Vice-President Farouq al-Shara "never thought for a moment about leaving the country", said a statement from his office broadcast on state television on Saturday in response to reports that the veteran Baath Party loyalist had tried to defect to Jordan.

Mr. Assad, battling a 17-month-old rebellion led by Syria's Sunni Muslim majority, has been abandoned by a number of senior officials, including prime minister Riyadh Hijab two weeks ago.

Mr. Shara, whose cousin - an intelligence officer - announced his own defection on Thursday, is a Sunni Muslim from Deraa province where the revolt began against Mr. Assad, a member of the minority Alawite sect that is an offshoot of Shi'ite Islam.

The 73-year-old former foreign minister kept a low profile as the rebellion mushroomed but appeared in public last month at a state funeral for three of Mr. Assad's top security officials killed in a bomb attack in Damascus.

The statement said he had worked since the start of the uprising to find a peaceful, political solution and welcomed the appointment of Algerian diplomat Lakhdar Brahimi as a new international mediator for Syria.

Mr. Brahimi, who hesitated for days before accepting a job that France's UN envoy Gerard Araud called an "impossible mission," will replace former UN Secretary-General Kofi Annan, who is leaving at the end of the month.

Mr. Annan's six-point plan to stop the violence and advance towards political negotiations was based on an April ceasefire agreement which never took hold. The conflict has deepened since then with both sides stepping up attacks.

Mr. Assad's forces have resorted increasingly to air power to hold back lightly armed insurgents in the capital Damascus and Aleppo, a northern commercial hub. More than 18,000 people have died in the bloodshed and about 170,000 have fled the country, according to the United Nations.

The Syrian Observatory for Human Rights said the army bombarded neighbourhoods in Aleppo. Rebels hold several districts in the country's largest city and have tried to push back an army counter-offensive.

State television said soldiers "cleared terrorists and mercenaries" - terms used by authorities to describe Mr.

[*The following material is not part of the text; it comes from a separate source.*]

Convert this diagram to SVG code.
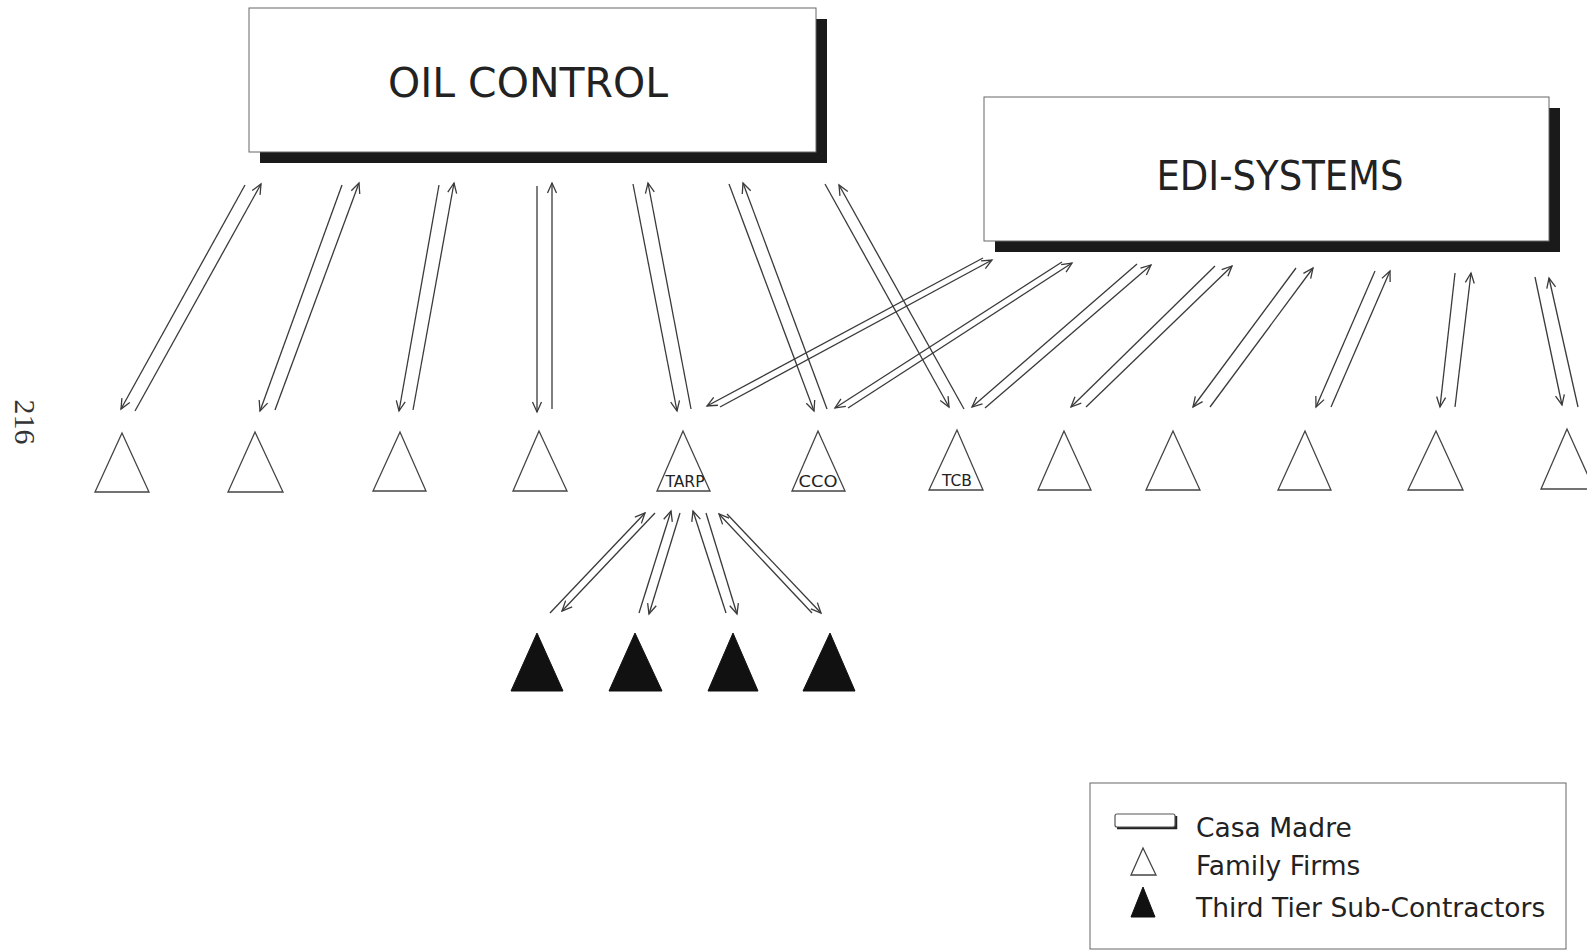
<svg xmlns="http://www.w3.org/2000/svg" width="1587" height="951" viewBox="0 0 1587 951">
<style>
.bg{fill:#fff}
.box{fill:#fff;stroke:#666;stroke-width:1}
.shadow{fill:#1a1a1a}
.title{font-family:"DejaVu Sans","Liberation Sans",sans-serif;fill:#222;font-size:41px}
.lab{font-family:"DejaVu Sans","Liberation Sans",sans-serif;fill:#222;font-size:16px}
.leg{font-family:"DejaVu Sans","Liberation Sans",sans-serif;fill:#222;font-size:26.5px}
.firm{fill:#fff;stroke:#444;stroke-width:1.3;stroke-linejoin:miter}
.sub{fill:#111;stroke:#111;stroke-width:1}
.conn line{stroke:#3a3a3a;stroke-width:1.3;marker-end:url(#ah)}
.page{font-family:"Liberation Serif",serif;fill:#333;font-size:30px}
</style>
<defs>
<marker id="ah" viewBox="-12 -6 14 12" refX="0" refY="0" markerWidth="14" markerHeight="12" markerUnits="userSpaceOnUse" orient="auto">
<path d="M-10,-4.5 L0,0 L-10,4.5" fill="none" stroke="#3a3a3a" stroke-width="1.3"/>
</marker>
</defs>
<rect class="bg" x="0" y="0" width="1587" height="951"/>

<text class="page" transform="translate(15,422) rotate(90)" text-anchor="middle">216</text>

<g id="oil-control">
<rect class="shadow" x="260" y="19" width="567" height="144"/>
<rect class="box" x="249" y="8" width="567" height="144"/>
<text class="title" x="528" y="97" text-anchor="middle" textLength="280" lengthAdjust="spacingAndGlyphs">OIL CONTROL</text>
</g>

<g id="edi-systems">
<rect class="shadow" x="995" y="108" width="565" height="144"/>
<rect class="box" x="984" y="97" width="565" height="144"/>
<text class="title" x="1280" y="190" text-anchor="middle" textLength="247" lengthAdjust="spacingAndGlyphs">EDI-SYSTEMS</text>
</g>

<g class="conn" id="connectors">
<line x1="245" y1="185" x2="121" y2="409"/>
<line x1="135" y1="411" x2="261" y2="184"/>
<line x1="342" y1="185" x2="260" y2="411"/>
<line x1="275" y1="410" x2="359" y2="183"/>
<line x1="439" y1="185" x2="399" y2="411"/>
<line x1="413" y1="410" x2="454" y2="183"/>
<line x1="537" y1="186" x2="537" y2="412"/>
<line x1="552" y1="409" x2="552" y2="183"/>
<line x1="633" y1="184" x2="677" y2="411"/>
<line x1="691" y1="409" x2="648" y2="183"/>
<line x1="729" y1="184" x2="814" y2="411"/>
<line x1="827" y1="409" x2="743" y2="183"/>
<line x1="825" y1="184" x2="949" y2="407"/>
<line x1="964" y1="409" x2="839" y2="185"/>

<line x1="983" y1="258" x2="707" y2="406"/>
<line x1="720" y1="407" x2="992" y2="260"/>
<line x1="1062" y1="262" x2="835" y2="408"/>
<line x1="848" y1="408" x2="1072" y2="263"/>
<line x1="1137" y1="264" x2="972" y2="407"/>
<line x1="985" y1="408" x2="1151" y2="265"/>
<line x1="1215" y1="266" x2="1071" y2="407"/>
<line x1="1086" y1="407" x2="1232" y2="266"/>
<line x1="1296" y1="268" x2="1193" y2="407"/>
<line x1="1210" y1="407" x2="1313" y2="268"/>
<line x1="1375" y1="271" x2="1316" y2="407"/>
<line x1="1331" y1="407" x2="1390" y2="271"/>
<line x1="1455" y1="273" x2="1440" y2="407"/>
<line x1="1455" y1="407" x2="1471" y2="273"/>
<line x1="1535" y1="277" x2="1562" y2="405"/>
<line x1="1578" y1="407" x2="1549" y2="278"/>

<line x1="550" y1="613" x2="645" y2="513"/>
<line x1="655" y1="513" x2="562" y2="611"/>
<line x1="639" y1="613" x2="671" y2="511"/>
<line x1="680" y1="513" x2="649" y2="614"/>
<line x1="726" y1="613" x2="693" y2="511"/>
<line x1="706" y1="513" x2="737" y2="614"/>
<line x1="812" y1="613" x2="719" y2="514"/>
<line x1="727" y1="514" x2="821" y2="613"/>
</g>

<g id="firm1"><polygon class="firm" points="122,433 95,492 149,492"/></g>
<g id="firm2"><polygon class="firm" points="255,432 228,492 283,492"/></g>
<g id="firm3"><polygon class="firm" points="400,432 373,491 426,491"/></g>
<g id="firm4"><polygon class="firm" points="539,431 513,491 567,491"/></g>
<g id="firm-tarp"><polygon class="firm" points="683,431 657,491 710,491"/><text class="lab" x="685" y="487" text-anchor="middle" textLength="39" lengthAdjust="spacingAndGlyphs">TARP</text></g>
<g id="firm-cco"><polygon class="firm" points="818,431 792,491 845,491"/><text class="lab" x="818" y="487" text-anchor="middle" textLength="39" lengthAdjust="spacingAndGlyphs">CCO</text></g>
<g id="firm-tcb"><polygon class="firm" points="957,430 929,490 983,490"/><text class="lab" x="957" y="486" text-anchor="middle" textLength="30" lengthAdjust="spacingAndGlyphs">TCB</text></g>
<g id="firm8"><polygon class="firm" points="1064,431 1038,490 1091,490"/></g>
<g id="firm9"><polygon class="firm" points="1173,431 1146,490 1200,490"/></g>
<g id="firm10"><polygon class="firm" points="1305,431 1278,490 1331,490"/></g>
<g id="firm11"><polygon class="firm" points="1436,431 1408,490 1463,490"/></g>
<g id="firm12"><polygon class="firm" points="1567,429 1541,489 1594,489"/></g>

<g id="sub1"><polygon class="sub" points="537,633 511,691 563,691"/></g>
<g id="sub2"><polygon class="sub" points="635,633 609,691 662,691"/></g>
<g id="sub3"><polygon class="sub" points="733,633 708,691 758,691"/></g>
<g id="sub4"><polygon class="sub" points="830,633 803,691 855,691"/></g>

<g id="legend">
<rect x="1090" y="783" width="476" height="166" fill="#fff" stroke="#666" stroke-width="1"/>
<path d="M1117,828 L1176,828 L1176,816" fill="none" stroke="#222" stroke-width="2.5"/>
<rect x="1115" y="814" width="60" height="13" rx="2" fill="#fff" stroke="#555" stroke-width="1.2"/>
<polygon class="firm" points="1143,848 1131,875 1156,875" stroke-width="1"/>
<polygon class="sub" points="1143,887 1131,917 1155,917"/>
<text class="leg" x="1196" y="837">Casa Madre</text>
<text class="leg" x="1196" y="875">Family Firms</text>
<text class="leg" x="1196" y="917">Third Tier Sub-Contractors</text>
</g>
</svg>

Assad's armed opponents - from the western district of Saif al-Dawla, where some of the heaviest fighting has taken place.

Internet footage which activists said was filmed in Saif al-Dawla on Saturday showed a plane making a low pass over buildings and dropping two bombs.

The Observatory also said at least 20 armoured vehicles moved into the eastern town of Mayadeen in Deir al-Zor province, where Syria's 200,000 barrels per day of oil are produced.

More than 130 people were killed in Syria on Saturday, it said, including 15 in Deir al-Zor.

In the town of Tel, north of Damascus, local activists said the bodies of 40 people killed by bombardment were gathered together for a joint burial. A picture showed what appeared to be several corpses wrapped in colourful blankets on a street.

Mr. Brahimi will have a new title, Joint Special Representative for Syria. Diplomats said this was to distance him from Mr. Annan, who complained that his peaceful transition plan was crippled by divisions between Western powers - who want Mr. Assad out - and Russia, his most important ally - in the UN Security Council.

Describing the situation in Syria as "absolutely terrible", Mr. Brahimi told Reuters he urgently needed to clarify what support the United Nations can give him and said it was too soon to say whether Assad should step down - in contrast to Mr. Annan who said it was clear the Syrian leader "must leave office".

The last UN observers who deployed in Syria four months ago to monitor Mr. Annan's failed ceasefire will leave after midnight on Sunday, when their mandate expires.

They will leave a "liaison office" open in Damascus after their departure, though its size and role have not been finalised, a UN spokeswoman said.